Cheryl Clarke is a poet, essayist, scholar and activist. She is the author of the poetry collections: By My Precise Haircut, Experimental Love, Humid Pitch, Living as a Lesbian (reprinted by Sapphic Classics), and Narratives: Poems in the Tradition of Black Women. She is also the author of the study After Mecca: Women Poets and the Black Arts Movement as well as the volume of her selected works The Days of Good Looks: Prose and Poetry, 1980-2005. She lives with her partner in Jersey City, NJ and Hobart, NY.
Rachel Pollack is an author (poetry, fiction, and non-fiction) and an authority on the modern interpretation of Tarot cards. Her novel Godmother Night won the World Fantasy Award and her novel Unquenchable Fire won the Arthur C. Clarke Award. Some of her non-fiction works include 78 Degrees of Wisdom and The Body of the Goddess. She is also the creator of The Shining Tribe Tarot, which she wrote and illustrated herself, and teaches in the MFA program at Goddard College. A Midsummer Night’s Press published her first collection of poetry, Fortune’s Lover: A Book of Tarot Poems.
Lawrence Schimel writes in both Spanish and English and has published over 100 books as author or anthologist, in many different genres. He has won the Lambda Literary Award twice, for PoMoSexuals: Challenging Assumptions About Gender and Sexuality (with Carol Queen) and First Person Queer (with Richard Labonté), in addition to numerous other awards. He is the publisher of A Midsummer Night’s Press, which has also published his collections Fairy Tales for Writers and Deleted Names. He is also a prolific literary translator.

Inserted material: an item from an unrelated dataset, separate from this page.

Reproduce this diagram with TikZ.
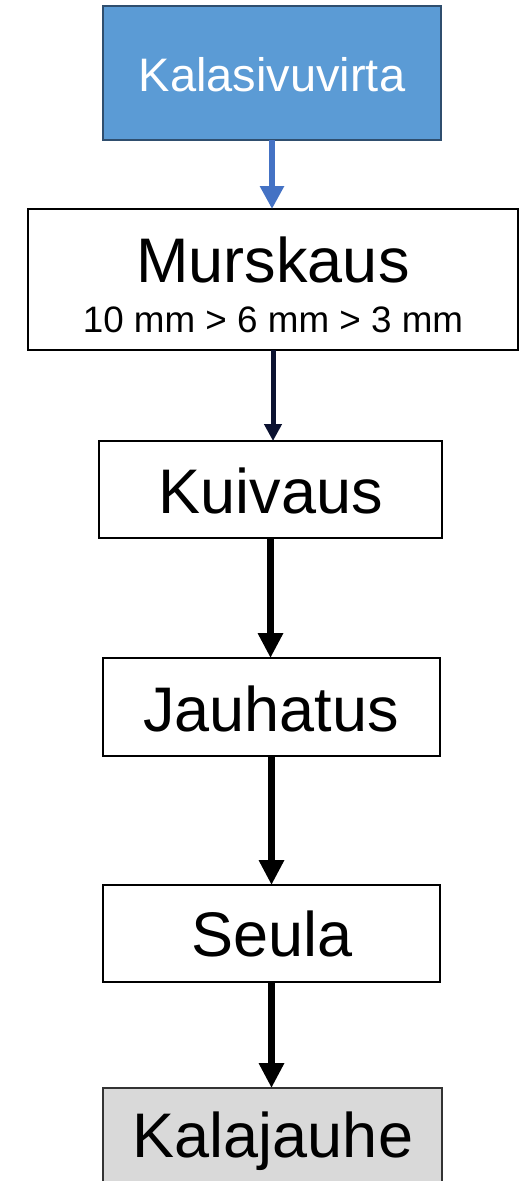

Julie Marie Wade is the award-winning author of the poetry collections When I Was Straight (A Midsummer Night’s Press), SIX, Postage Due and Without, as well as the prose works Wishbone: A Memoir in Fractures (winner of the Lambda Literary Award in Lesbian Memoir), Small Fires: Essays, Tremolo: An Essay, and Catechism: A Love Story, in addition to a forthcoming collection co-written with Denise Duhamel. She teaches in the creative writing program at Florida International University and lives in the Sunshine State with her wife Angie Griffin.